Figure scripts:
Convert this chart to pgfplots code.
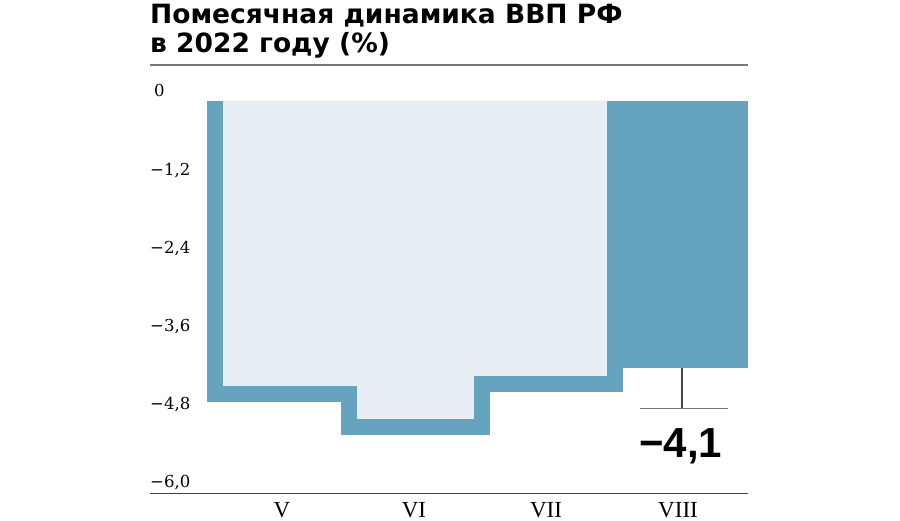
\documentclass[border=0pt]{standalone}
\usepackage{fontspec}
\usepackage{pgfplots}
\pgfplotsset{compat=1.18}
\setmainfont{DejaVu Serif}
\newfontfamily\titlefont{DejaVu Sans}
\newfontfamily\numfont{Liberation Sans}
\newfontfamily\catfont{Liberation Serif}
\definecolor{barblue}{RGB}{102,163,190}
\definecolor{lightfill}{RGB}{231,239,245}
\definecolor{rulegray}{RGB}{120,120,120}
\definecolor{basegray}{RGB}{70,70,70}
\begin{document}
\begin{tikzpicture}
\useasboundingbox (0,0) rectangle (900pt,521pt);
\begin{axis}[
 at={(150pt,27.5pt)}, anchor=south west,
 scale only axis, width=598pt, height=428.5pt,
 xmin=-1, xmax=3.53, ymin=-6.029, ymax=0.553,
 axis line style={draw=none}, tick style={draw=none},
 xtick={0,1,2,3}, xticklabels={V,VI,VII,VIII},
 xticklabel style={anchor=north, inner sep=0pt, yshift=-8.5pt, font=\catfont\fontsize{23}{23}\selectfont},
 ytick={-6,-4.8,-3.6,-2.4,-1.2,0},
 yticklabels={{−6,0},{−4,8},{−3,6},{−2,4},{−1,2},\hspace*{4pt}0},
 yticklabel style={anchor=base west, inner sep=0pt, yshift=4pt, font=\fontsize{16.5}{16.5}\selectfont},
 clip=false,
]
\addplot[draw=none, fill=lightfill, const plot] coordinates {(-0.508,-4.5) (0.51,-5.0) (1.515,-4.35) (2.52,-4.35)} \closedcycle;
\addplot[barblue, line width=16pt, line join=miter, line cap=butt] coordinates {(-0.508,0) (-0.508,-4.5) (0.51,-4.5) (0.51,-5.0) (1.515,-5.0) (1.515,-4.35) (2.52,-4.35) (2.52,0)};
\addplot[ybar, bar width=1.07, fill=barblue, draw=none] coordinates {(2.995,-4.1)};
\draw[basegray, line width=1.2pt] (axis cs:3.03,-4.1) -- (axis cs:3.03,-4.72);
\draw[rulegray, line width=1.5pt] (axis cs:2.71,-4.72) -- (axis cs:3.38,-4.72);
\node[anchor=base, inner sep=0pt] at (axis cs:3.02,-5.47) {\numfont\bfseries\fontsize{42}{42}\selectfont −4,1};
\draw[rulegray, line width=2pt] (rel axis cs:0,1) -- (rel axis cs:1,1);
\draw[basegray, line width=1.5pt] (rel axis cs:0,0) -- (rel axis cs:1,0);
\end{axis}
\node[anchor=base west, inner sep=0pt] at (150pt,497.7pt) {\titlefont\bfseries\fontsize{26.5}{26.5}\selectfont Помесячная динамика ВВП РФ};
\node[anchor=base west, inner sep=0pt] at (150pt,468pt) {\titlefont\bfseries\fontsize{26.5}{26.5}\selectfont в 2022 году (\%)};
\end{tikzpicture}
\end{document}
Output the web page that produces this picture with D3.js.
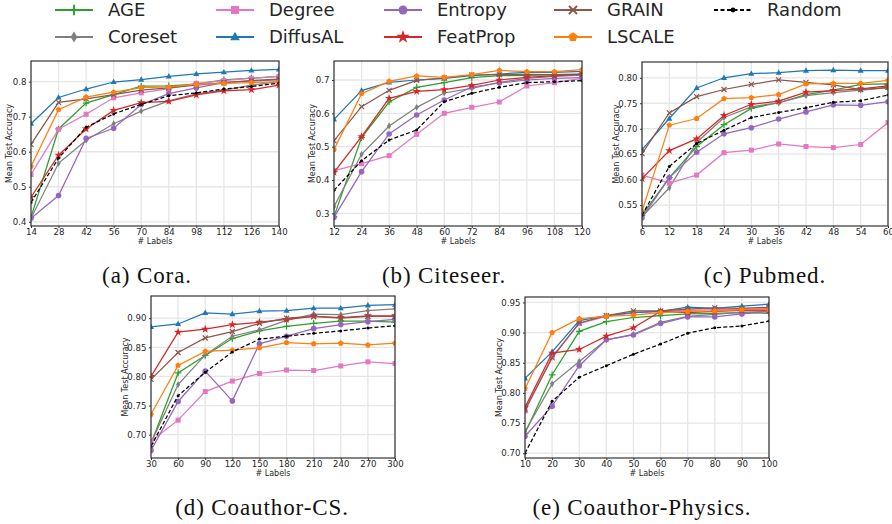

EXERCISE BRIEF | Make an exact copy of the records shown above, without the pictures.

EXERCISE RESPONSE |
Convert this chart to pgfplots code.
\documentclass[border=0pt]{standalone}
\usepackage{fontspec}
\usepackage{pgfplots}
\pgfplotsset{compat=1.18}
\setmainfont{DejaVu Serif}
\newfontfamily\titlefont{DejaVu Sans}
\newfontfamily\numfont{Liberation Sans}
\newfontfamily\catfont{Liberation Serif}
\definecolor{barblue}{RGB}{102,163,190}
\definecolor{lightfill}{RGB}{231,239,245}
\definecolor{rulegray}{RGB}{120,120,120}
\definecolor{basegray}{RGB}{70,70,70}
\begin{document}
\begin{tikzpicture}
\useasboundingbox (0,0) rectangle (900pt,521pt);
\begin{axis}[
 at={(150pt,27.5pt)}, anchor=south west,
 scale only axis, width=598pt, height=428.5pt,
 xmin=-1, xmax=3.53, ymin=-6.029, ymax=0.553,
 axis line style={draw=none}, tick style={draw=none},
 xtick={0,1,2,3}, xticklabels={V,VI,VII,VIII},
 xticklabel style={anchor=north, inner sep=0pt, yshift=-8.5pt, font=\catfont\fontsize{23}{23}\selectfont},
 ytick={-6,-4.8,-3.6,-2.4,-1.2,0},
 yticklabels={{−6,0},{−4,8},{−3,6},{−2,4},{−1,2},\hspace*{4pt}0},
 yticklabel style={anchor=base west, inner sep=0pt, yshift=4pt, font=\fontsize{16.5}{16.5}\selectfont},
 clip=false,
]
\addplot[draw=none, fill=lightfill, const plot] coordinates {(-0.508,-4.5) (0.51,-5.0) (1.515,-4.35) (2.52,-4.35)} \closedcycle;
\addplot[barblue, line width=16pt, line join=miter, line cap=butt] coordinates {(-0.508,0) (-0.508,-4.5) (0.51,-4.5) (0.51,-5.0) (1.515,-5.0) (1.515,-4.35) (2.52,-4.35) (2.52,0)};
\addplot[ybar, bar width=1.07, fill=barblue, draw=none] coordinates {(2.995,-4.1)};
\draw[basegray, line width=1.2pt] (axis cs:3.03,-4.1) -- (axis cs:3.03,-4.72);
\draw[rulegray, line width=1.5pt] (axis cs:2.71,-4.72) -- (axis cs:3.38,-4.72);
\node[anchor=base, inner sep=0pt] at (axis cs:3.02,-5.47) {\numfont\bfseries\fontsize{42}{42}\selectfont −4,1};
\draw[rulegray, line width=2pt] (rel axis cs:0,1) -- (rel axis cs:1,1);
\draw[basegray, line width=1.5pt] (rel axis cs:0,0) -- (rel axis cs:1,0);
\end{axis}
\node[anchor=base west, inner sep=0pt] at (150pt,497.7pt) {\titlefont\bfseries\fontsize{26.5}{26.5}\selectfont Помесячная динамика ВВП РФ};
\node[anchor=base west, inner sep=0pt] at (150pt,468pt) {\titlefont\bfseries\fontsize{26.5}{26.5}\selectfont в 2022 году (\%)};
\end{tikzpicture}
\end{document}
Output the web page that produces this picture with D3.js.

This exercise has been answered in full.